Ferguson convinced Monmouth to head a resistance party, including an army that would be commanded, though only in commonwealth by committee, by Lord Argyle, a Presbyterian aristocrat of Scotland who was no fan of James II. Argyle should have demanded unity of command under him. Monmouth was brave, but had a "soft mind," no good for the details of such an undertaking. In painstaking detail, we witness how the rebellion failed. Forces were mounted to leave from Amsterdam, a republican city that flouted its supposed oversight from the States General or Prince William, the Stadtholder, who were supposed to help James by stopping Monmouth.
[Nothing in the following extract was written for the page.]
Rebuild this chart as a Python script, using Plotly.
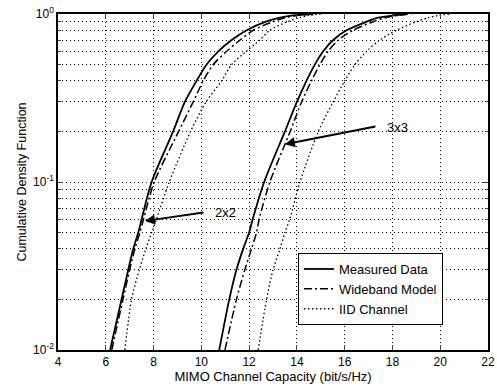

Once in Britain, though, clumsy and ineffective troop movements ensured failure for Argyle in Scotland, and Monmouth, later, from the south. Interestingly, both Argyle and Monmouth had been supported by rich women in Holland. Scottish rebellion was hurt by disunity among Scottish Presbyterians, Argyle being a Campbell, hated by other Scottish families. Monmouth found great support in the town of Taunton, but only among the virulent anti-Catholic townspeople, and not the nobility and gentry, who weren't persuaded Monmouth wouldn't change the political situation too much for them to hold power and wealth. Ferguson and Monmouth were unable to score wins that they needed, and anti-Puritan sentiment in and out of London was too strong still to move the larger population. Monmouth made a final stand at a place called Sedgemore, in a battle that Macaulay narrates with pleasing levels of excitement. Unlike his father or grandfather, Monmouth did not die with dignity, but begged for his life from James II. In the wake of the failed rebellion, James and Jeffreys put many to death, in what was a low moment of British legal history. The reputation of the Puritans and the Whigs was as low as ever. But surprising change was just around the corner. I was surprised to find that Macaulay does not sum up the volume as he did the first chapter, but I suppose he meant to leave us primed for the volume to follow, in which the Glorious Revolution must take center stage.